Generally regarded as Superman’s voice he was nevertheless amenable to influences, and without exception all those who had impressed him he repaid by denouncing them most. Of these Darwin and Bismarck brought his bile up.
Darwin in his eyes had completed the work of the French encyclopedists to the extent that he had removed, by Natural selection, the theological basis of modern morals. By leaving the morality untouched English evolutions pulled their punches. They were therefore suspect. They were brave enough to leave God out but dared not cease to be Christians.
Bismarck was a revelation to the iconoclast philosopher. Here was a man who knew the realities of life who said,’ there is no altruism among nations’ and understood only blood and iron got a nation its rights. His creation of a growing empire on might and muscles all in right temper by the industrial resurgence needed a voice. He intended to be that voice.
Coming from a long line of clergy men it was natural that he became a preacher of sorts. The early death of his father found him petted and mollycoddled by women in the household he was like ‘a Jesus in the Temple’. He was sensitive and also a stoic: when his schoolfellows doubted the story of Mutius Scaevola he lit a batch of matches and held them in his palm and let them burn out by itself. He seem to have once said,’What I am not that for me is God and virtue.’
All his life long he sought physical and intellectual means to turn him into an idealized masculinity. In that process he lost faith in God and discovered Wagner.
At the very prime of life in 1879 he broke down physically and mentally. But he would by superhuman will recover and write his masterpiece Thus spake Zarathustra(1883) He had to pay for the cost of printing, forty copies of the book were sold , seven were given away. No one acknowledged it and no one said a word of praise for it.

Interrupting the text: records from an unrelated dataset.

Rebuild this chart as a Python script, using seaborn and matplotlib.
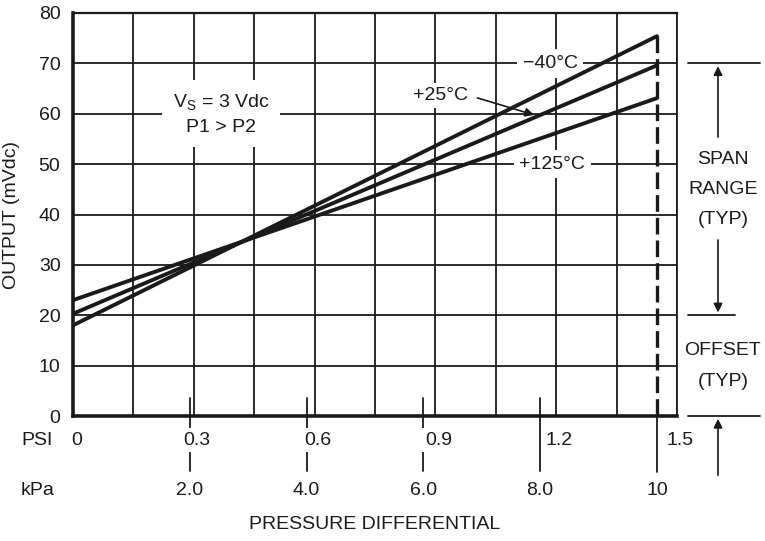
import numpy as np
import pandas as pd
import matplotlib
matplotlib.use("Agg")
import matplotlib.pyplot as plt
import seaborn as sns

# Values (output in mVdc vs pressure in kPa)
pressure_kpa = [0.0, 10.0]
output_m40 = [18.0, 75.4]
output_p25 = [20.3, 69.6]
output_p125 = [23.0, 63.1]
temp_labels = ["\u221240\u00b0C", "+25\u00b0C", "+125\u00b0C"]

psi_ticks = [0.3, 0.6, 0.9, 1.2, 1.5]
psi_labels = ["0.3", "0.6", "0.9", "1.2", "1.5"]
kpa_ticks = [2.0, 4.0, 6.0, 8.0, 10.0]
kpa_labels = ["2.0", "4.0", "6.0", "8.0", "10"]
y_ticks = [0, 10, 20, 30, 40, 50, 60, 70, 80]

span_top = 70
offset_typ = 20
KPA_PER_PSI = 6.895

# Style
sns.set_theme(style="white")
plt.rcParams["font.family"] = ["Liberation Sans", "DejaVu Sans"]
plt.rcParams["mathtext.fontset"] = "custom"
plt.rcParams["mathtext.rm"] = "Liberation Sans"
INK = "#1a1a1a"
FS = 14

# Long-form frame for seaborn
rows = []
for lab, vals in zip(temp_labels, [output_m40, output_p25, output_p125]):
    for p, v in zip(pressure_kpa, vals):
        rows.append({"psi": p / KPA_PER_PSI, "output": v, "temp": lab})
df = pd.DataFrame(rows)

fig = plt.figure(figsize=(7.65, 5.41), dpi=100, facecolor="white")
ax = fig.add_axes([0.0954, 0.231, 0.7895, 0.745])
ax.set_axisbelow(True)

sns.lineplot(data=df, x="psi", y="output", hue="temp", palette=[INK] * 3,
             linewidth=2.8, legend=False, ax=ax, zorder=3)

# Grid: 10 columns of 0.15 psi, rows of 10 mV
ax.set_xlim(0, 1.5)
ax.set_ylim(0, 80)
ax.set_xticks(np.arange(0, 1.51, 0.15))
ax.set_yticks(y_ticks)
ax.set_xticklabels([])
ax.grid(True, color=INK, linewidth=1.3)
ax.tick_params(axis="both", length=0)
ax.tick_params(axis="y", pad=9, labelsize=FS, labelcolor=INK)
ax.set_xlabel("")
ax.set_ylabel("")
fig.text(12 / 765, 1 - 215 / 541, "OUTPUT (mVdc)", rotation=90, ha="center", va="center",
         fontsize=FS, color=INK)
for side, lw in [("left", 2.6), ("bottom", 2.6), ("top", 1.6), ("right", 1.3)]:
    ax.spines[side].set_color(INK)
    ax.spines[side].set_linewidth(lw)
    ax.spines[side].set_zorder(4)

# kPa tick marks below the axis, full-scale dashed marker at 10 kPa
x_full = pressure_kpa[-1] / KPA_PER_PSI
for k in kpa_ticks[:-1]:
    ax.plot([k / KPA_PER_PSI] * 2, [3.6, -11.0], color=INK, lw=1.3, clip_on=False, zorder=1)
ax.plot([x_full] * 2, [output_m40[-1], 0], color=INK, lw=2.4, ls=(0, (5, 1.8)), zorder=4)
ax.plot([x_full] * 2, [0, -11.2], color=INK, lw=1.3, clip_on=False)

# Secondary scale labels
ax.text(-0.089, -4.8, "PSI", ha="center", va="center", fontsize=FS, color=INK, clip_on=False)
ax.text(-0.089, -14.7, "kPa", ha="center", va="center", fontsize=FS, color=INK, clip_on=False)
ax.text(0.01, -4.8, "0", ha="center", va="center", fontsize=FS, color=INK, clip_on=False)
for p, lab in zip(psi_ticks, psi_labels):
    ax.text(p + 0.008, -4.8, lab, ha="center", va="center", fontsize=FS, color=INK,
            clip_on=False, bbox=dict(facecolor="white", edgecolor="none", pad=2.5), zorder=5)
for k, lab in zip(kpa_ticks, kpa_labels):
    ax.text(k / KPA_PER_PSI, -14.7, lab, ha="center", va="center", fontsize=FS,
            color=INK, clip_on=False)
ax.text(0.75, -21.6, "PRESSURE DIFFERENTIAL", ha="center", va="center", fontsize=FS,
        color=INK, clip_on=False)

# In-plot labels (white boxes break the grid but sit under the curves)
box = dict(facecolor="white", edgecolor="none", pad=4)
ax.text(0.3675, 59.9, "V$_\\mathregular{S}$ = 3 Vdc\nP1 > P2", ha="center", va="center",
        fontsize=FS, color=INK, linespacing=1.5,
        bbox=dict(facecolor="white", edgecolor="none", pad=8), zorder=2)
ax.text(1.185, 70, temp_labels[0], ha="center", va="center", fontsize=FS, color=INK,
        bbox=box, zorder=2)
ax.text(0.914, 63.7, temp_labels[1], ha="center", va="center", fontsize=FS, color=INK,
        bbox=dict(facecolor="white", edgecolor="none", pad=3), zorder=2)
ax.annotate("", xy=(1.152, 59.6), xytext=(0.998, 63.3),
            arrowprops=dict(arrowstyle="-|>", color=INK, lw=1.2, mutation_scale=13), zorder=6)
ax.text(1.19, 50, temp_labels[2], ha="center", va="center", fontsize=FS, color=INK,
        bbox=box, zorder=2)

# Span / offset dimension marks on the right
xa = 1.602
ax.plot([1.527, 1.706], [span_top] * 2, color=INK, lw=1.3, clip_on=False)
ax.plot([1.527, 1.644], [offset_typ] * 2, color=INK, lw=1.3, clip_on=False)
ax.plot([1.527, 1.706], [0, 0], color=INK, lw=1.3, clip_on=False)
arrow = dict(arrowstyle="-|>", color=INK, lw=1.2, mutation_scale=13)
ax.annotate("", xy=(xa, span_top), xytext=(xa, 54.8), arrowprops=arrow, annotation_clip=False)
ax.annotate("", xy=(xa, offset_typ), xytext=(xa, 35.5), arrowprops=arrow, annotation_clip=False)
ax.annotate("", xy=(xa, 0), xytext=(xa, -12.3), arrowprops=arrow, annotation_clip=False)
ax.text(1.614, 45.0, "SPAN\nRANGE\n(TYP)", ha="center", va="center", fontsize=FS,
        color=INK, linespacing=2.0, clip_on=False)
ax.text(1.614, 9.9, "OFFSET\n(TYP)", ha="center", va="center", fontsize=FS,
        color=INK, linespacing=2.1, clip_on=False)

fig.savefig("out.png", dpi=100, facecolor="white")
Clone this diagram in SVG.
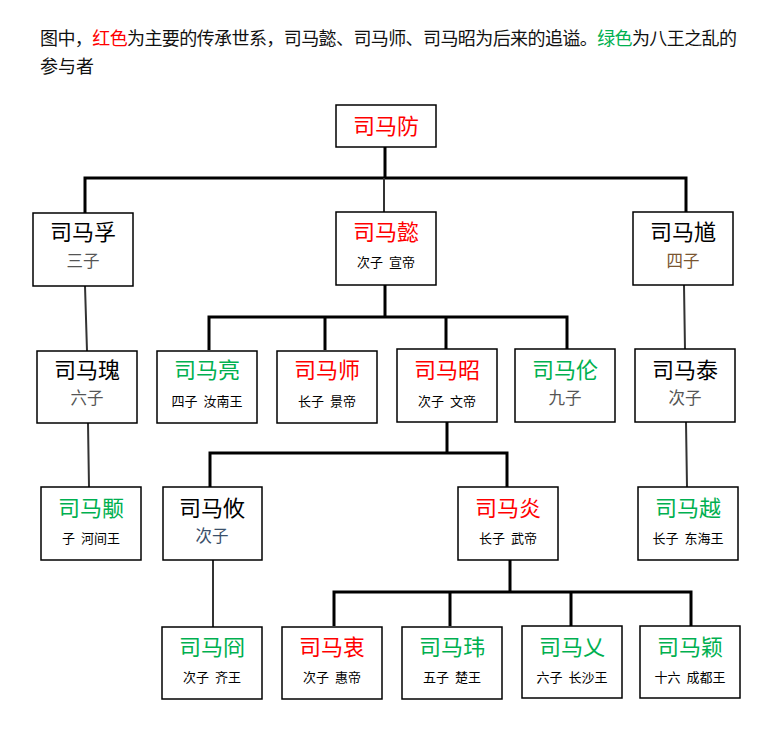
<svg xmlns="http://www.w3.org/2000/svg" width="770" height="730" viewBox="0 0 770 730">
<style>
text{font-family:"Noto Sans CJK SC","Noto Sans",sans-serif;text-anchor:middle}
.hd{font-size:18px;text-anchor:start;fill:#111}
.box{fill:#fff;stroke:#000;stroke-width:1.5}
.nm{font-size:22px}
.red{fill:#ff0000}
.grn{fill:#00b050}
.blk{fill:#000}
.sub{font-size:13px;fill:#000}
.sub2{font-size:16.5px;fill:#555}
.thick{stroke:#000;stroke-width:3;fill:none}
.thin{stroke:#333;stroke-width:2;fill:none}
</style>
<text class="hd" x="40" y="45" textLength="697" lengthAdjust="spacing">图中，<tspan class="red">红色</tspan>为主要的传承世系，司马懿、司马师、司马昭为后来的追谥。<tspan class="grn">绿色</tspan>为八王之乱的</text>
<text class="hd" x="40" y="73">参与者</text>
<g id="connectors">
<path class="thick" d="M385 147V178M85 213V178H686V212"/>
<path class="thin" d="M384 178V212"/>
<path class="thick" d="M385 285V317M209 350V317H567V350M325 317V350M446 317V350"/>
<path class="thin" d="M85 286L87 351M684 285L685 350"/>
<path class="thick" d="M447 422V453M210 487V453H507V487"/>
<path class="thin" d="M88 423L89 487M686 422L687 487"/>
<path class="thick" d="M510 560V592M334 626V592H691V626M450 592V626M571 592V626"/>
<path class="thin" d="M213 560V627"/>
</g>
<g id="n-fang"><rect class="box" x="336" y="105" width="100" height="42"/><text class="nm red" x="386" y="134">司马防</text></g>
<g id="n-fu"><rect class="box" x="33" y="213" width="100" height="73"/><text class="nm blk" x="83" y="240">司马孚</text><text class="sub2" x="83" y="267">三子</text></g>
<g id="n-yi"><rect class="box" x="336" y="212" width="100" height="73"/><text class="nm red" x="386" y="240">司马懿</text><text class="sub" x="386" y="267">次子&#160;&#160;宣帝</text></g>
<g id="n-kui"><rect class="box" x="633" y="212" width="100" height="73"/><text class="nm blk" x="683" y="240">司马馗</text><text class="sub2" x="683" y="267" style="fill:#7a5530">四子</text></g>
<g id="n-gui"><rect class="box" x="37" y="351" width="100" height="72"/><text class="nm blk" x="87" y="378">司马瑰</text><text class="sub2" x="87" y="404">六子</text></g>
<g id="n-liang"><rect class="box" x="157" y="351" width="100" height="72"/><text class="nm grn" x="207" y="378">司马亮</text><text class="sub" x="207" y="406">四子&#160;&#160;汝南王</text></g>
<g id="n-shi"><rect class="box" x="277" y="351" width="100" height="72"/><text class="nm red" x="327" y="378">司马师</text><text class="sub" x="327" y="406">长子&#160;&#160;景帝</text></g>
<g id="n-zhao"><rect class="box" x="397" y="349" width="100" height="73"/><text class="nm red" x="447" y="378">司马昭</text><text class="sub" x="447" y="406">次子&#160;&#160;文帝</text></g>
<g id="n-lun"><rect class="box" x="515" y="349" width="100" height="73"/><text class="nm grn" x="565" y="378">司马伦</text><text class="sub2" x="565" y="404">九子</text></g>
<g id="n-tai"><rect class="box" x="635" y="349" width="100" height="73"/><text class="nm blk" x="685" y="378">司马泰</text><text class="sub2" x="685" y="404">次子</text></g>
<g id="n-yong"><rect class="box" x="41" y="487" width="100" height="73"/><text class="nm grn" x="91" y="516">司马颙</text><text class="sub" x="91" y="543">子&#160;&#160;河间王</text></g>
<g id="n-you"><rect class="box" x="163" y="487" width="99" height="73"/><text class="nm blk" x="212" y="516">司马攸</text><text class="sub2" x="212" y="542" style="fill:#3a4f6a">次子</text></g>
<g id="n-yan"><rect class="box" x="458" y="487" width="100" height="73"/><text class="nm red" x="508" y="516">司马炎</text><text class="sub" x="508" y="543">长子&#160;&#160;武帝</text></g>
<g id="n-yue"><rect class="box" x="638" y="487" width="100" height="73"/><text class="nm grn" x="688" y="516">司马越</text><text class="sub" x="688" y="543">长子&#160;&#160;东海王</text></g>
<g id="n-jiong"><rect class="box" x="162" y="627" width="100" height="72"/><text class="nm grn" x="212" y="655">司马冏</text><text class="sub" x="212" y="682">次子&#160;&#160;齐王</text></g>
<g id="n-zhong"><rect class="box" x="282" y="627" width="100" height="72"/><text class="nm red" x="332" y="655">司马衷</text><text class="sub" x="332" y="682">次子&#160;&#160;惠帝</text></g>
<g id="n-wei"><rect class="box" x="402" y="627" width="100" height="72"/><text class="nm grn" x="452" y="655">司马玮</text><text class="sub" x="452" y="682">五子&#160;&#160;楚王</text></g>
<g id="n-ai"><rect class="box" x="522" y="626" width="100" height="72"/><text class="nm grn" x="572" y="655">司马乂</text><text class="sub" x="572" y="682">六子&#160;&#160;长沙王</text></g>
<g id="n-ying"><rect class="box" x="640" y="626" width="100" height="72"/><text class="nm grn" x="690" y="655">司马颖</text><text class="sub" x="690" y="682">十六&#160;&#160;成都王</text></g>
</svg>
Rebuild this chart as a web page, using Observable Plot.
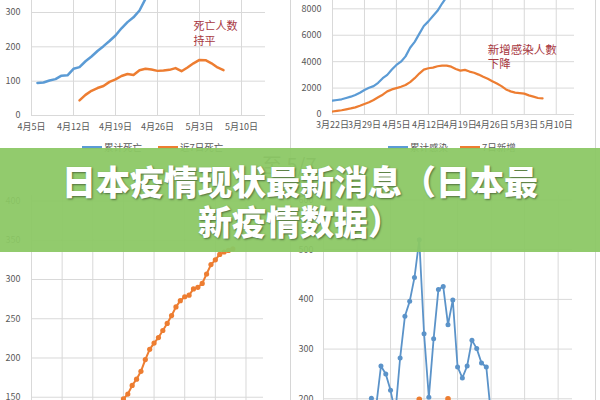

His health broke down and his last days felled by stroke he was cared for first by his mother and then his sister in Weimar. The peace that eluded when sane and in full control of his gifts seemed to come home. Once he caught his sister in tears, ‘Lisbeth,’ he asked,” why do you cry? Are we not happy?’ On another occasion he heard talk of books; his pale face lit up; ‘Ah!’, he said brightening, ‘I too have written some good books.’ That lucid moment went. He died in 1900.